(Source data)
-*-
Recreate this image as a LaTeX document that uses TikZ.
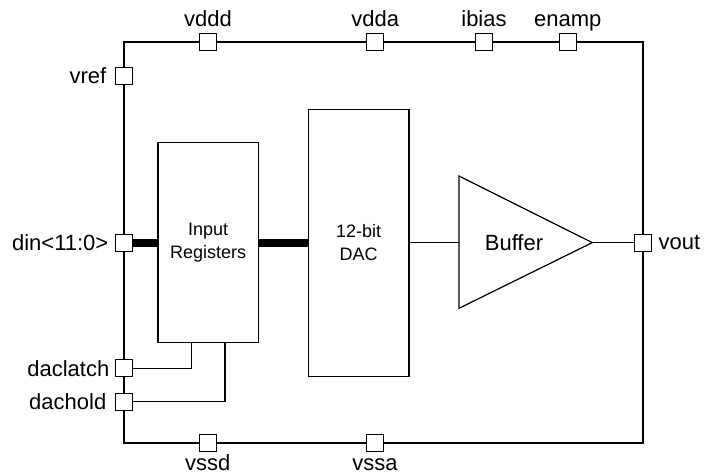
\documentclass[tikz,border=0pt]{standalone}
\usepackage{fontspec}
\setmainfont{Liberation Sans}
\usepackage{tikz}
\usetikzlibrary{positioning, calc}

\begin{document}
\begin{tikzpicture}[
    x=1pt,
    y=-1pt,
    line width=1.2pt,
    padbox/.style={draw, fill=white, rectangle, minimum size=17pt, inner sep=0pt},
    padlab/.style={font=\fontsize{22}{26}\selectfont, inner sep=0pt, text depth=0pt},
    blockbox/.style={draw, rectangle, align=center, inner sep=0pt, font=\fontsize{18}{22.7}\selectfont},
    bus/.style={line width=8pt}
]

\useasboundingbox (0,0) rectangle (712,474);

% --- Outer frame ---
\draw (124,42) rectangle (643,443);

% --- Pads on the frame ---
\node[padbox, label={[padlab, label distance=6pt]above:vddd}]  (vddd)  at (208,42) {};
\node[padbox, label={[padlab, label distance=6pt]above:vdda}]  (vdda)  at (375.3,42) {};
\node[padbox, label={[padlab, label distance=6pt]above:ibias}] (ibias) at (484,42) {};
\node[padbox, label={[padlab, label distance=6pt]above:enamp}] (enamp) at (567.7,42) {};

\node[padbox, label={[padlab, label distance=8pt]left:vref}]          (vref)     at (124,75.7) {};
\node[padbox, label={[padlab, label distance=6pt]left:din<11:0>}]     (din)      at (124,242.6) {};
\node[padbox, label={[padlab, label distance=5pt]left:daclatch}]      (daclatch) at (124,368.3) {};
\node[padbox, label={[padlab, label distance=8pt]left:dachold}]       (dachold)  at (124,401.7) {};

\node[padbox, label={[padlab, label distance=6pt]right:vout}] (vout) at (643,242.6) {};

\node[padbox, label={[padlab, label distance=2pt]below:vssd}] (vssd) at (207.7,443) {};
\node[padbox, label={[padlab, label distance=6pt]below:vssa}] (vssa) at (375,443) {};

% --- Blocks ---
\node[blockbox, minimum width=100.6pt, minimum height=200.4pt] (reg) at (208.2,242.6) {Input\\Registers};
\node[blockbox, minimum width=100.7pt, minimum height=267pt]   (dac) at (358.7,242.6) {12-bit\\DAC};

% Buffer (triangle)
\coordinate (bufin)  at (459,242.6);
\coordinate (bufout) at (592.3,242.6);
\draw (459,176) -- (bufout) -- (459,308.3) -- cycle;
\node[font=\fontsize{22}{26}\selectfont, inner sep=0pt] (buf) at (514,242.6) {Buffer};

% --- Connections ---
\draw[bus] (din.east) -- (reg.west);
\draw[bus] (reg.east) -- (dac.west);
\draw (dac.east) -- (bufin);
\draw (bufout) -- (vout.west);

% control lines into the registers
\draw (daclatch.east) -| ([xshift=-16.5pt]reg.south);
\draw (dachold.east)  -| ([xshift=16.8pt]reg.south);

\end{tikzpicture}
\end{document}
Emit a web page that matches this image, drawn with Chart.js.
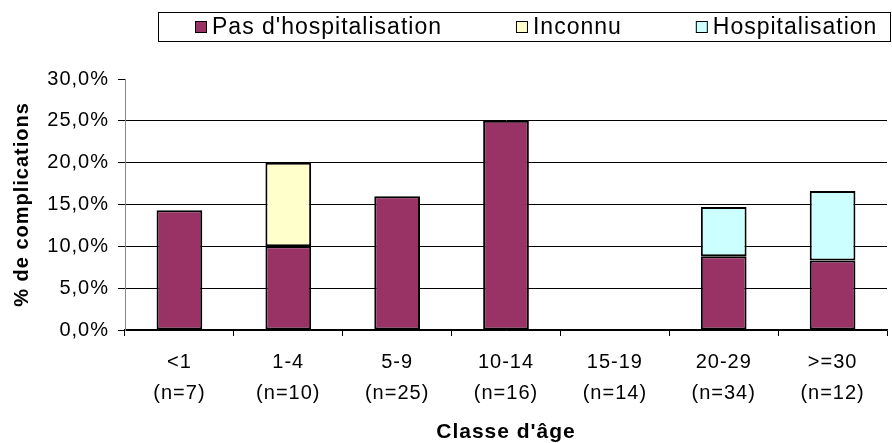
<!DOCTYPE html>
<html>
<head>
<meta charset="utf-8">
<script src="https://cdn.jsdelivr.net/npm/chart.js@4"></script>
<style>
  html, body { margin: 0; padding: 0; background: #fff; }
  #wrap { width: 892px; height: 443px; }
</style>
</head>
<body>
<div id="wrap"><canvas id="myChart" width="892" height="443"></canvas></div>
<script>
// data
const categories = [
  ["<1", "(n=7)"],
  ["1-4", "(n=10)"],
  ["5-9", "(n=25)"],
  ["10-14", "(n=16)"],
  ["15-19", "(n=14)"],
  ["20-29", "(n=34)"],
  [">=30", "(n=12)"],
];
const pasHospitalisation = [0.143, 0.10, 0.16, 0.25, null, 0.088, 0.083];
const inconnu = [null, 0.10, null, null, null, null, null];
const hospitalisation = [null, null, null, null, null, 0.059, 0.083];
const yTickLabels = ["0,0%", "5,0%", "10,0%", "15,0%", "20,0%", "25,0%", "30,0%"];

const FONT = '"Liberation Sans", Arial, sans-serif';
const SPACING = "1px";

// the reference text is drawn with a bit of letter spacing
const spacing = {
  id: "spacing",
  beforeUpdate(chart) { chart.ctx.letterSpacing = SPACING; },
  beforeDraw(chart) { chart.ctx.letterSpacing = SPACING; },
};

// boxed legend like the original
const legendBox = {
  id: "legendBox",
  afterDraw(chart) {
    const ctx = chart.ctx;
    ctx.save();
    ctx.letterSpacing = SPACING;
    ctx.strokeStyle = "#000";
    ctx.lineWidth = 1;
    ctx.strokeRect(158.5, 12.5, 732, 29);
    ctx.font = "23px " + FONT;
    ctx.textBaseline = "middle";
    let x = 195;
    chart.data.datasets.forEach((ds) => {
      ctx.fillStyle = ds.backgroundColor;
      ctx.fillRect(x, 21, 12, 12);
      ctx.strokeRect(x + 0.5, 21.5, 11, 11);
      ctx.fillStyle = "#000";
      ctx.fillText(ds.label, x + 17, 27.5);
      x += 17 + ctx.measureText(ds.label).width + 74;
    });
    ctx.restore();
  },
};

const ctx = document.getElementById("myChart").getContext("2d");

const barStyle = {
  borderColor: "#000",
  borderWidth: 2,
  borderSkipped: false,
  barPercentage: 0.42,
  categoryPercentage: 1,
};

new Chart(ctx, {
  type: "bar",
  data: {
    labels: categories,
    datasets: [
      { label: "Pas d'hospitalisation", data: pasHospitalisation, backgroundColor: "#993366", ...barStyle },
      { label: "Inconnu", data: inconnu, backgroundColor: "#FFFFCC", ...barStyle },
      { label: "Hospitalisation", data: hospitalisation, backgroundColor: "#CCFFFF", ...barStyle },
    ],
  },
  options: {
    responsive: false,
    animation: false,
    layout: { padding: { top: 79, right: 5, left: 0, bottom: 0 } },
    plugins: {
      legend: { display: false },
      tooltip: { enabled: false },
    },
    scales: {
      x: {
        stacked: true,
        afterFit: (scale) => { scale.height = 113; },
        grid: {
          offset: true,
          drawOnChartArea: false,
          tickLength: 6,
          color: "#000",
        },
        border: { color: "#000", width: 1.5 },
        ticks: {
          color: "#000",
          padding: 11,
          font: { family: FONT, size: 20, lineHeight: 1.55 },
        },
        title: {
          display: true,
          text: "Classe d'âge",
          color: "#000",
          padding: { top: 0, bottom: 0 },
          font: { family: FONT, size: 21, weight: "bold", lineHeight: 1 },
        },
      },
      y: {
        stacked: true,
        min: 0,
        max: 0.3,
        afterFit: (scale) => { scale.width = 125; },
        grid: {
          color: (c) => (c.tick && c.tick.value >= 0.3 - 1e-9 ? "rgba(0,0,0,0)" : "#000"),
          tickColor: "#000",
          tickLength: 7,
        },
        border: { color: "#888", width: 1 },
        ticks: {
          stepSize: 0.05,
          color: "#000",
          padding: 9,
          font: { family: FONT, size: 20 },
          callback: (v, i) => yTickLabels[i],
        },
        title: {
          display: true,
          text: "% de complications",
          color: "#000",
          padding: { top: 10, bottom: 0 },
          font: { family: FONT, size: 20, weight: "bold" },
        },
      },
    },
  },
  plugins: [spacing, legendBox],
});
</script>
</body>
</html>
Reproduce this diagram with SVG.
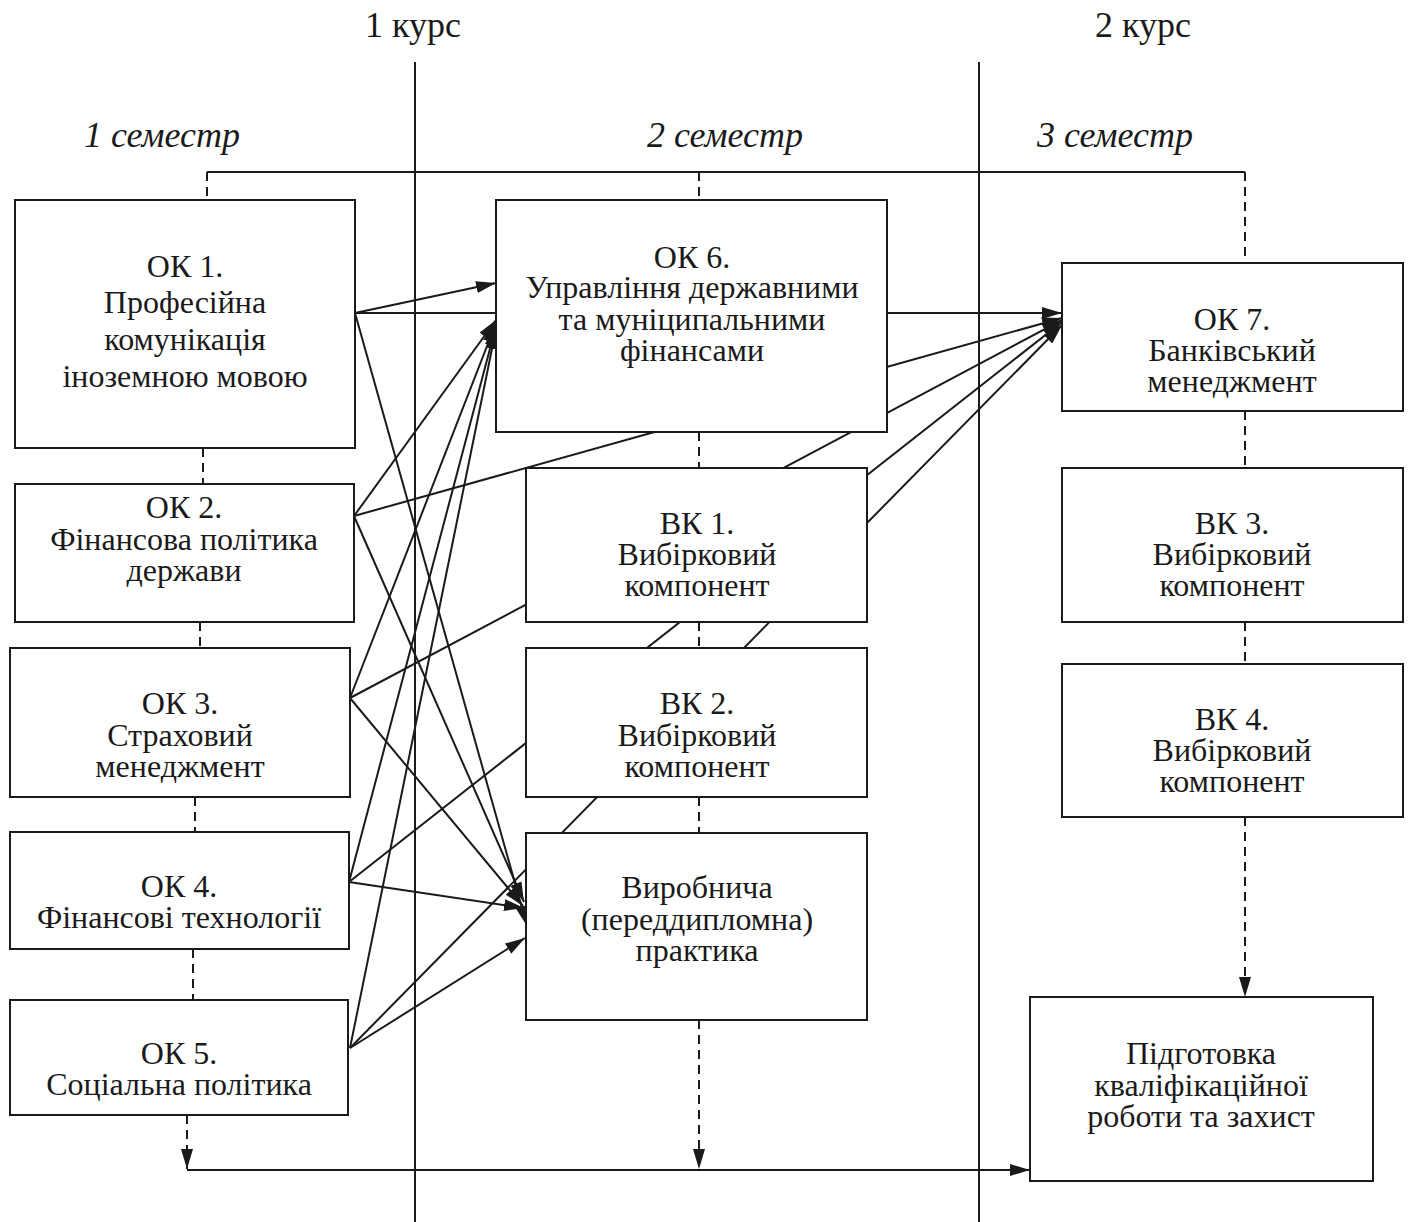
-*-
■ **DIRECTIONS FOR THIS TASK**: Except for the pictures, reproduce every line exactly.

■ **SOLUTION BELOW**:
Recreate this image as a LaTeX document that uses TikZ.
\documentclass[tikz,border=0pt]{standalone}
\usepackage{fontspec}
\setmainfont{Liberation Sans}
\usepackage{tikz}
\usetikzlibrary{positioning, calc}

\begin{document}
\begin{tikzpicture}[
    x=1pt,
    y=-1pt,
    line width=1.2pt,
    padbox/.style={draw, fill=white, rectangle, minimum size=17pt, inner sep=0pt},
    padlab/.style={font=\fontsize{22}{26}\selectfont, inner sep=0pt, text depth=0pt},
    blockbox/.style={draw, rectangle, align=center, inner sep=0pt, font=\fontsize{18}{22.7}\selectfont},
    bus/.style={line width=8pt}
]

\useasboundingbox (0,0) rectangle (712,474);

% --- Outer frame ---
\draw (124,42) rectangle (643,443);

% --- Pads on the frame ---
\node[padbox, label={[padlab, label distance=6pt]above:vddd}]  (vddd)  at (208,42) {};
\node[padbox, label={[padlab, label distance=6pt]above:vdda}]  (vdda)  at (375.3,42) {};
\node[padbox, label={[padlab, label distance=6pt]above:ibias}] (ibias) at (484,42) {};
\node[padbox, label={[padlab, label distance=6pt]above:enamp}] (enamp) at (567.7,42) {};

\node[padbox, label={[padlab, label distance=8pt]left:vref}]          (vref)     at (124,75.7) {};
\node[padbox, label={[padlab, label distance=6pt]left:din<11:0>}]     (din)      at (124,242.6) {};
\node[padbox, label={[padlab, label distance=5pt]left:daclatch}]      (daclatch) at (124,368.3) {};
\node[padbox, label={[padlab, label distance=8pt]left:dachold}]       (dachold)  at (124,401.7) {};

\node[padbox, label={[padlab, label distance=6pt]right:vout}] (vout) at (643,242.6) {};

\node[padbox, label={[padlab, label distance=2pt]below:vssd}] (vssd) at (207.7,443) {};
\node[padbox, label={[padlab, label distance=6pt]below:vssa}] (vssa) at (375,443) {};

% --- Blocks ---
\node[blockbox, minimum width=100.6pt, minimum height=200.4pt] (reg) at (208.2,242.6) {Input\\Registers};
\node[blockbox, minimum width=100.7pt, minimum height=267pt]   (dac) at (358.7,242.6) {12-bit\\DAC};

% Buffer (triangle)
\coordinate (bufin)  at (459,242.6);
\coordinate (bufout) at (592.3,242.6);
\draw (459,176) -- (bufout) -- (459,308.3) -- cycle;
\node[font=\fontsize{22}{26}\selectfont, inner sep=0pt] (buf) at (514,242.6) {Buffer};

% --- Connections ---
\draw[bus] (din.east) -- (reg.west);
\draw[bus] (reg.east) -- (dac.west);
\draw (dac.east) -- (bufin);
\draw (bufout) -- (vout.west);

% control lines into the registers
\draw (daclatch.east) -| ([xshift=-16.5pt]reg.south);
\draw (dachold.east)  -| ([xshift=16.8pt]reg.south);

\end{tikzpicture}
\end{document}
Emit a web page that matches this image, drawn with Chart.js.
<!DOCTYPE html>
<html>
<head>
<meta charset="utf-8">
<script src="https://cdn.jsdelivr.net/npm/chart.js@4"></script>
<style>
  html, body { margin: 0; padding: 0; background: #fff; }
  #wrap { width: 892px; height: 443px; }
</style>
</head>
<body>
<div id="wrap"><canvas id="myChart" width="892" height="443"></canvas></div>
<script>
// data
const categories = [
  ["<1", "(n=7)"],
  ["1-4", "(n=10)"],
  ["5-9", "(n=25)"],
  ["10-14", "(n=16)"],
  ["15-19", "(n=14)"],
  ["20-29", "(n=34)"],
  [">=30", "(n=12)"],
];
const pasHospitalisation = [0.143, 0.10, 0.16, 0.25, null, 0.088, 0.083];
const inconnu = [null, 0.10, null, null, null, null, null];
const hospitalisation = [null, null, null, null, null, 0.059, 0.083];
const yTickLabels = ["0,0%", "5,0%", "10,0%", "15,0%", "20,0%", "25,0%", "30,0%"];

const FONT = '"Liberation Sans", Arial, sans-serif';
const SPACING = "1px";

// the reference text is drawn with a bit of letter spacing
const spacing = {
  id: "spacing",
  beforeUpdate(chart) { chart.ctx.letterSpacing = SPACING; },
  beforeDraw(chart) { chart.ctx.letterSpacing = SPACING; },
};

// boxed legend like the original
const legendBox = {
  id: "legendBox",
  afterDraw(chart) {
    const ctx = chart.ctx;
    ctx.save();
    ctx.letterSpacing = SPACING;
    ctx.strokeStyle = "#000";
    ctx.lineWidth = 1;
    ctx.strokeRect(158.5, 12.5, 732, 29);
    ctx.font = "23px " + FONT;
    ctx.textBaseline = "middle";
    let x = 195;
    chart.data.datasets.forEach((ds) => {
      ctx.fillStyle = ds.backgroundColor;
      ctx.fillRect(x, 21, 12, 12);
      ctx.strokeRect(x + 0.5, 21.5, 11, 11);
      ctx.fillStyle = "#000";
      ctx.fillText(ds.label, x + 17, 27.5);
      x += 17 + ctx.measureText(ds.label).width + 74;
    });
    ctx.restore();
  },
};

const ctx = document.getElementById("myChart").getContext("2d");

const barStyle = {
  borderColor: "#000",
  borderWidth: 2,
  borderSkipped: false,
  barPercentage: 0.42,
  categoryPercentage: 1,
};

new Chart(ctx, {
  type: "bar",
  data: {
    labels: categories,
    datasets: [
      { label: "Pas d'hospitalisation", data: pasHospitalisation, backgroundColor: "#993366", ...barStyle },
      { label: "Inconnu", data: inconnu, backgroundColor: "#FFFFCC", ...barStyle },
      { label: "Hospitalisation", data: hospitalisation, backgroundColor: "#CCFFFF", ...barStyle },
    ],
  },
  options: {
    responsive: false,
    animation: false,
    layout: { padding: { top: 79, right: 5, left: 0, bottom: 0 } },
    plugins: {
      legend: { display: false },
      tooltip: { enabled: false },
    },
    scales: {
      x: {
        stacked: true,
        afterFit: (scale) => { scale.height = 113; },
        grid: {
          offset: true,
          drawOnChartArea: false,
          tickLength: 6,
          color: "#000",
        },
        border: { color: "#000", width: 1.5 },
        ticks: {
          color: "#000",
          padding: 11,
          font: { family: FONT, size: 20, lineHeight: 1.55 },
        },
        title: {
          display: true,
          text: "Classe d'âge",
          color: "#000",
          padding: { top: 0, bottom: 0 },
          font: { family: FONT, size: 21, weight: "bold", lineHeight: 1 },
        },
      },
      y: {
        stacked: true,
        min: 0,
        max: 0.3,
        afterFit: (scale) => { scale.width = 125; },
        grid: {
          color: (c) => (c.tick && c.tick.value >= 0.3 - 1e-9 ? "rgba(0,0,0,0)" : "#000"),
          tickColor: "#000",
          tickLength: 7,
        },
        border: { color: "#888", width: 1 },
        ticks: {
          stepSize: 0.05,
          color: "#000",
          padding: 9,
          font: { family: FONT, size: 20 },
          callback: (v, i) => yTickLabels[i],
        },
        title: {
          display: true,
          text: "% de complications",
          color: "#000",
          padding: { top: 10, bottom: 0 },
          font: { family: FONT, size: 20, weight: "bold" },
        },
      },
    },
  },
  plugins: [spacing, legendBox],
});
</script>
</body>
</html>
Reproduce this diagram with SVG.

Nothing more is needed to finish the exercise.